A Brief Translation of Stuart Hall’s Reception Theory
Advertising or images attempt to win some sort of identification. You get something out of an image if you position yourself within the message. In the production of meaning it is in relation to looking at the image as a spectator and having involvement with the image(s). If we can stand outside of them and just allow them to be there it is because they constantly construct us in our fantasy image. We are caught and invested in the meaning which is being taken from us. Therefore, images have no fixed meaning. Meaning, in the end, is interpretation, always contextual. Not all meanings are just floating around simply and everything has different meanings, the meaning can be fixed only for a short while. Power and ideologies try to fix the meaning of images and language, trying to stop the flow of meanings. Meaning can always be changed because it cannot be fixed. However, stereotyping fixes the meanings of images and language, a powerful way of circulating a limited range of definition of a group of people(s), producing knowledge of the world by the way it is represented. This is very important, it is the politics of an image.

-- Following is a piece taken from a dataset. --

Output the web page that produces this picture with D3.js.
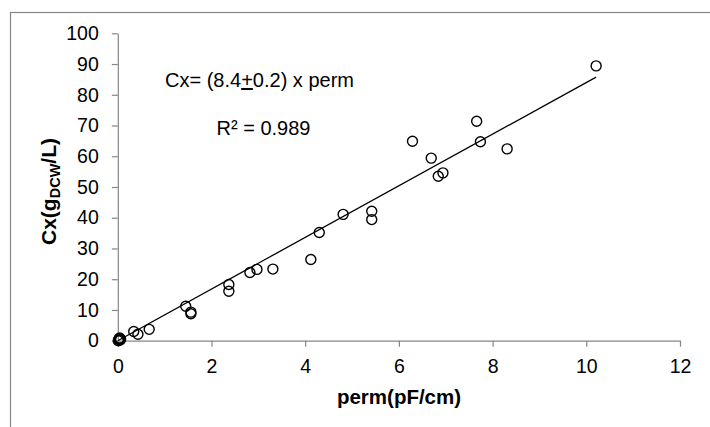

There is a negative field of stereotypes which is a problem when we try to reverse it in a positive light because you can maintain a positive regime of representation instead of stereotyping. It is almost impossible to fix positive or negative representation. Though the producer has the power to create the meaning of an image, its reception can be interpreted completely different by the viewer, thus creating another meaning.
This is how the reception of an image creates meaning, through constant unfixed representations drawn upon by each viewer.